Amanda Randall
A FIRM FAVOURITE AMONG OUR FOREBEARS
Chocolate was a luxury once only consumed by the superrich but as commodity prices fell and production increased it has become part of everyday life and we have become avid consumers. Sales of chocolate in the UK topped £4bn in 2015, which equates to 437 million kilograms of the lovely stuff. But where does chocolate come from and how did it become such a firm favourite? Cacao trees are native to South America, its Latin genus name Theobromoa, given to it by 17th-century botanist Carl Linnaeus, translates to ‘food of the gods’. The Olmec people of Mexico made a chocolate drink from the beans around 3,500 years ago. Powder was extracted from dried, ground cacao beans and mixed with different flavourings like vanilla, nutmeg, jasmine and chilli to be used in many forms, including as a drink. The Mayans revered chocolate while the Aztecs used it in religious ceremonies attributing to it spiritual wisdom, high energy and enhanced sexual powers. Aztec emperor
Montezuma reckoned that one cup allowed a man to walk for a whole day without food. In Aztec communities, cacao beans also functioned as currency and as medicine for a variety of medical complaints.

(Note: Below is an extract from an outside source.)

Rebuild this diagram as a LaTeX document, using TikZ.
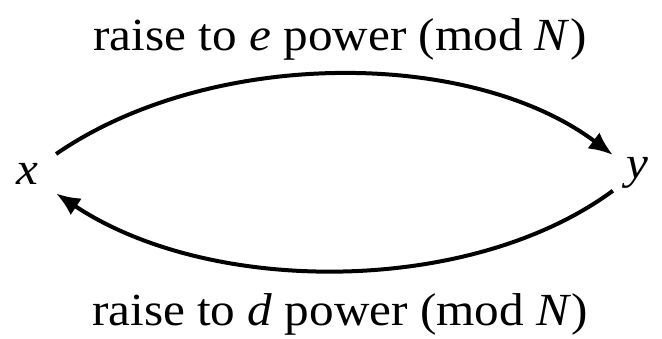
\documentclass[tikz,border=0pt]{standalone}
\usepackage{fontspec}
\setmainfont{Liberation Serif}[FakeStretch=1.07]
\usetikzlibrary{arrows.meta}
\begin{document}
\begin{tikzpicture}[x=1pt,y=-1pt,
  lbl/.style={font=\fontsize{46}{50}\selectfont, inner sep=0pt, anchor=base},
  var/.style={font=\fontsize{46}{50}\selectfont\itshape, inner sep=18pt},
  arc/.style={line width=4pt, -{Latex[length=24pt,width=20pt]}}]
\useasboundingbox (0,0) rectangle (662,338);
\node[var] (x) at (27,174) {x};
\node[var, inner sep=13pt] (y) at (637,173) {y};
\node[lbl] (top) at (340,50) {raise to \textit{e} power (mod \textit{N})};
\node[lbl] (bot) at (340,325) {raise to \textit{d} power (mod \textit{N})};
\draw[arc] (x) .. controls (210,48) and (470,48) .. (y);
\draw[arc] (y) .. controls (470,296) and (210,296) .. (x);
\end{tikzpicture}
\end{document}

When Spanish explorers invaded Mexico in the 16th century, they too developed a taste for the bitter, spicy drink and shipped some home, the first known cargo arriving in Seville in 1585. Hot beverages were uncommon in Europe before coffee, tea, and chocolate came along. The original bitter cacao drink was made more palatable to European tastes by adding sugar and cinnamon, and its popularity spread across the continent, with members of the aristocracy taking their sweet hot chocolate in bed in the morning before rising. Coffee houses appeared in London about five years before the first dedicated chocolate house opened in 1657: ‘In Bishopgate, in Queen’s Head Alley, at a Frenchman’s house, is an excellent West Indian drink called Chocolate to be sold, where you may have it ready at any time and also unmade at reasonable rates’ (unmade meaning to take away for home preparation).